● **EXERCISE DETAILS**: Take the lines from the beginning of the material through the line containing "0.16, 0.14, 0.13]" and retype them exactly, leaving the pictures out.

● **INFORMATION PROVIDED**:
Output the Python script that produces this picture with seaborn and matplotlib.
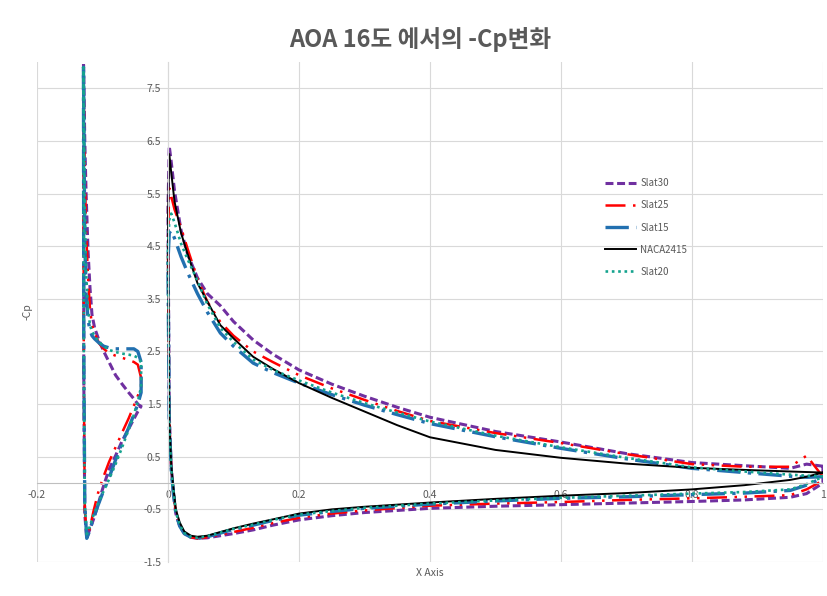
import matplotlib
matplotlib.use("Agg")
import pandas as pd
import matplotlib.pyplot as plt
import seaborn as sns

series_names = ["Slat30", "Slat25", "Slat15", "NACA2415", "Slat20"]

# main element, upper surface (LE -> TE)
main_up_x = [0.0, 0.002, 0.005, 0.01, 0.02, 0.03, 0.045, 0.06, 0.08, 0.10, 0.13, 0.16, 0.20,
             0.25, 0.30, 0.35, 0.40, 0.50, 0.60, 0.70, 0.80, 0.88, 0.95, 0.975, 1.0]
up_slat30 = [5.2, 6.4, 6.1, 5.55, 4.8, 4.35, 3.9, 3.6, 3.37, 3.07, 2.72, 2.45, 2.15,
             1.88, 1.65, 1.44, 1.25, 0.98, 0.78, 0.56, 0.39, 0.33, 0.28, 0.36, 0.32]
up_slat25 = [4.6, 5.6, 5.45, 5.2, 4.85, 4.45, 3.88, 3.45, 3.06, 2.8, 2.5, 2.3, 2.05,
             1.8, 1.58, 1.37, 1.18, 0.95, 0.76, 0.55, 0.36, 0.31, 0.31, 0.52, 0.12]
up_slat15 = [4.2, 4.75, 4.8, 4.65, 4.3, 4.0, 3.6, 3.25, 2.85, 2.6, 2.28, 2.1, 1.9,
             1.68, 1.48, 1.3, 1.13, 0.88, 0.66, 0.46, 0.28, 0.2, 0.13, 0.11, 0.12]
up_naca = [5.0, 6.25, 5.9, 5.35, 4.75, 4.35, 3.8, 3.45, 3.0, 2.75, 2.4, 2.17, 1.9,
           1.62, 1.36, 1.1, 0.87, 0.63, 0.48, 0.37, 0.29, 0.25, 0.22, 0.21, 0.2]
up_slat20 = [4.4, 5.0, 5.12, 4.95, 4.55, 4.25, 3.85, 3.4, 2.95, 2.68, 2.35, 2.15, 1.95,
             1.72, 1.52, 1.34, 1.17, 0.9, 0.68, 0.48, 0.3, 0.22, 0.16, 0.14, 0.13]

# main element, lower surface (LE -> TE)
main_lo_x = [0.002, 0.005, 0.008, 0.012, 0.018, 0.025, 0.035, 0.045, 0.06, 0.08, 0.10, 0.13,
             0.16, 0.20, 0.25, 0.30, 0.40, 0.50, 0.60, 0.70, 0.80, 0.88, 0.95, 0.975, 1.0]
lo_slat30 = [1.3, 0.3, -0.15, -0.58, -0.82, -0.96, -1.03, -1.05, -1.04, -1.0, -0.96, -0.89,
             -0.8, -0.7, -0.62, -0.56, -0.48, -0.44, -0.41, -0.38, -0.35, -0.32, -0.27, -0.2, 0.0]
lo_slat25 = [1.3, 0.3, -0.12, -0.56, -0.8, -0.95, -1.03, -1.05, -1.03, -0.98, -0.93, -0.85,
             -0.76, -0.66, -0.58, -0.52, -0.43, -0.39, -0.36, -0.32, -0.29, -0.26, -0.23, -0.12, 0.05]
lo_slat15 = [1.1, 0.25, -0.15, -0.57, -0.82, -0.96, -1.03, -1.05, -1.02, -0.95, -0.88, -0.8,
             -0.71, -0.61, -0.54, -0.48, -0.4, -0.34, -0.29, -0.26, -0.22, -0.19, -0.14, -0.04, 0.1]
lo_naca = [1.2, 0.35, -0.05, -0.5, -0.75, -0.92, -1.0, -1.02, -1.0, -0.93, -0.86, -0.77,
           -0.69, -0.58, -0.5, -0.45, -0.37, -0.3, -0.24, -0.19, -0.12, -0.04, 0.06, 0.12, 0.2]
lo_slat20 = [1.1, 0.25, -0.12, -0.55, -0.8, -0.95, -1.02, -1.04, -1.01, -0.94, -0.87, -0.79,
             -0.7, -0.6, -0.53, -0.47, -0.39, -0.33, -0.28, -0.24, -0.2, -0.17, -0.12, -0.02, 0.12]

# slat, upper surface (LE -> TE)
slat_up_x = [-0.129, -0.127, -0.125, -0.122, -0.119, -0.116, -0.112, -0.105, -0.098, -0.09,
             -0.08, -0.07, -0.06, -0.052, -0.046, -0.041]
slat_up_30 = [8.1, 6.5, 5.5, 4.4, 3.7, 3.2, 2.95, 2.7, 2.5, 2.3, 2.05, 1.88, 1.72, 1.6, 1.5, 1.45]
slat_up_25 = [7.8, 6.0, 4.8, 3.9, 3.3, 3.0, 2.85, 2.65, 2.55, 2.47, 2.42, 2.38, 2.34, 2.3, 2.25, 2.0]
slat_up_15 = [7.9, 4.6, 3.6, 3.1, 2.9, 2.8, 2.74, 2.66, 2.6, 2.57, 2.55, 2.55, 2.55, 2.55, 2.5, 2.3]
slat_up_20 = [7.9, 5.2, 4.0, 3.3, 3.0, 2.88, 2.8, 2.68, 2.6, 2.53, 2.49, 2.46, 2.44, 2.42, 2.38, 2.3]

# slat, lower surface (LE -> TE)
slat_lo_x = [-0.1285, -0.127, -0.124, -0.12, -0.114, -0.107, -0.1, -0.09, -0.08, -0.07,
             -0.06, -0.052, -0.046, -0.041]
slat_lo_30 = [2.0, -0.6, -1.05, -0.9, -0.7, -0.42, -0.12, 0.26, 0.52, 0.8, 1.03, 1.22, 1.36, 1.46]
slat_lo_25 = [2.0, -0.5, -0.97, -0.9, -0.55, -0.2, 0.07, 0.4, 0.68, 0.96, 1.23, 1.47, 1.66, 1.82]
slat_lo_15 = [2.5, -0.4, -1.05, -0.92, -0.68, -0.43, -0.2, 0.1, 0.44, 0.76, 1.05, 1.3, 1.5, 1.72]
slat_lo_20 = [2.5, -0.4, -0.97, -0.85, -0.62, -0.4, -0.2, 0.07, 0.36, 0.68, 1.02, 1.3, 1.55, 1.83]

main_curves = {
    "Slat30": (up_slat30, lo_slat30),
    "Slat25": (up_slat25, lo_slat25),
    "Slat15": (up_slat15, lo_slat15),
    "NACA2415": (up_naca, lo_naca),
    "Slat20": (up_slat20, lo_slat20),
}
slat_curves = {
    "Slat30": (slat_up_30, slat_lo_30),
    "Slat25": (slat_up_25, slat_lo_25),
    "Slat15": (slat_up_15, slat_lo_15),
    "Slat20": (slat_up_20, slat_lo_20),
}

colors = {"Slat30": "#7030A0", "Slat25": "#FF0000", "Slat15": "#2270B0",
          "NACA2415": "#000000", "Slat20": "#15A38E"}
dash_styles = {"Slat30": (2.6, 1.2), "Slat25": (8, 3, 1, 3, 1, 3), "Slat15": (7, 2.2, 1, 2.2),
               "NACA2415": "", "Slat20": (1, 1.4)}
widths = {"Slat30": 2.2, "Slat25": 1.8, "Slat15": 2.4, "NACA2415": 1.4, "Slat20": 1.9}


def loop(up_x, up_y, lo_x, lo_y):
    # TE upper -> LE -> TE lower, closed at the trailing edge
    xs = up_x[::-1] + lo_x + [up_x[-1]]
    ys = up_y[::-1] + lo_y + [up_y[-1]]
    return xs, ys


frames = []
for name in series_names:
    xs, ys = loop(main_up_x, main_curves[name][0], main_lo_x, main_curves[name][1])
    frames.append(pd.DataFrame({"x": xs, "cp": ys, "series": name, "part": name + "_main"}))
    if name in slat_curves:
        xs, ys = loop(slat_up_x, slat_curves[name][0], slat_lo_x, slat_curves[name][1])
        frames.append(pd.DataFrame({"x": xs, "cp": ys, "series": name, "part": name + "_slat"}))
df = pd.concat(frames, ignore_index=True)

plt.rcParams["font.family"] = ["Noto Sans CJK KR", "DejaVu Sans"]
plt.rcParams["axes.unicode_minus"] = False
grey = "#595959"

fig = plt.figure(figsize=(8.27, 5.96), dpi=100)
ax = fig.add_axes([0.0447, 0.057, 0.9504, 0.839])

sns.lineplot(data=df, x="x", y="cp", hue="series", style="series", size="series",
             units="part", estimator=None, sort=False,
             hue_order=series_names, style_order=series_names, size_order=series_names,
             palette=colors, dashes=dash_styles, sizes=widths, ax=ax)

ax.set_xlim(-0.2, 1.0)
ax.set_ylim(-1.5, 8.0)
ax.set_xticks([-0.2, 0, 0.2, 0.4, 0.6, 0.8, 1.0])
ax.set_xticklabels(["-0.2", "0", "0.2", "0.4", "0.6", "0.8", "1"])
ax.set_yticks([-1.5, -0.5, 0.5, 1.5, 2.5, 3.5, 4.5, 5.5, 6.5, 7.5])
ax.set_yticklabels(["-1.5", "-0.5", "0.5", "1.5", "2.5", "3.5", "4.5", "5.5", "6.5", "7.5"])
ax.grid(True, color="#D9D9D9", lw=0.8)
ax.set_axisbelow(True)
for s in ["top", "right"]:
    ax.spines[s].set_visible(False)
ax.spines["left"].set_position(("data", 0))
ax.spines["bottom"].set_position(("data", 0))
ax.spines["left"].set_color("#D9D9D9")
ax.spines["bottom"].set_color("#BFBFBF")
ax.tick_params(length=0, labelsize=7.5, colors=grey)
ax.tick_params(axis="x", pad=5)
ax.tick_params(axis="y", pad=5)

ax.set_xlabel("X Axis", fontsize=7.5, color=grey)
ax.set_ylabel("-Cp", fontsize=7.5, color=grey)
ax.xaxis.set_label_coords(0.5, -0.012)
ax.yaxis.set_label_coords(-0.006, 0.5)

sns.move_legend(ax, "upper left", bbox_to_anchor=(0.712, 0.785), frameon=False, title=None,
                fontsize=7, labelspacing=1.25, handlelength=3.2, handletextpad=0.4)
for t in ax.get_legend().get_texts():
    t.set_color(grey)

fig.text(0.508, 0.933, "AOA 16도 에서의 -Cp변화", ha="center", va="center",
         fontsize=17, fontweight="bold", color=grey)

fig.savefig("out.png", dpi=100)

● **EXPECTED ANSWER**:
Output the Python script that produces this picture with seaborn and matplotlib.
import matplotlib
matplotlib.use("Agg")
import pandas as pd
import matplotlib.pyplot as plt
import seaborn as sns

series_names = ["Slat30", "Slat25", "Slat15", "NACA2415", "Slat20"]

# main element, upper surface (LE -> TE)
main_up_x = [0.0, 0.002, 0.005, 0.01, 0.02, 0.03, 0.045, 0.06, 0.08, 0.10, 0.13, 0.16, 0.20,
             0.25, 0.30, 0.35, 0.40, 0.50, 0.60, 0.70, 0.80, 0.88, 0.95, 0.975, 1.0]
up_slat30 = [5.2, 6.4, 6.1, 5.55, 4.8, 4.35, 3.9, 3.6, 3.37, 3.07, 2.72, 2.45, 2.15,
             1.88, 1.65, 1.44, 1.25, 0.98, 0.78, 0.56, 0.39, 0.33, 0.28, 0.36, 0.32]
up_slat25 = [4.6, 5.6, 5.45, 5.2, 4.85, 4.45, 3.88, 3.45, 3.06, 2.8, 2.5, 2.3, 2.05,
             1.8, 1.58, 1.37, 1.18, 0.95, 0.76, 0.55, 0.36, 0.31, 0.31, 0.52, 0.12]
up_slat15 = [4.2, 4.75, 4.8, 4.65, 4.3, 4.0, 3.6, 3.25, 2.85, 2.6, 2.28, 2.1, 1.9,
             1.68, 1.48, 1.3, 1.13, 0.88, 0.66, 0.46, 0.28, 0.2, 0.13, 0.11, 0.12]
up_naca = [5.0, 6.25, 5.9, 5.35, 4.75, 4.35, 3.8, 3.45, 3.0, 2.75, 2.4, 2.17, 1.9,
           1.62, 1.36, 1.1, 0.87, 0.63, 0.48, 0.37, 0.29, 0.25, 0.22, 0.21, 0.2]
up_slat20 = [4.4, 5.0, 5.12, 4.95, 4.55, 4.25, 3.85, 3.4, 2.95, 2.68, 2.35, 2.15, 1.95,
             1.72, 1.52, 1.34, 1.17, 0.9, 0.68, 0.48, 0.3, 0.22, 0.16, 0.14, 0.13]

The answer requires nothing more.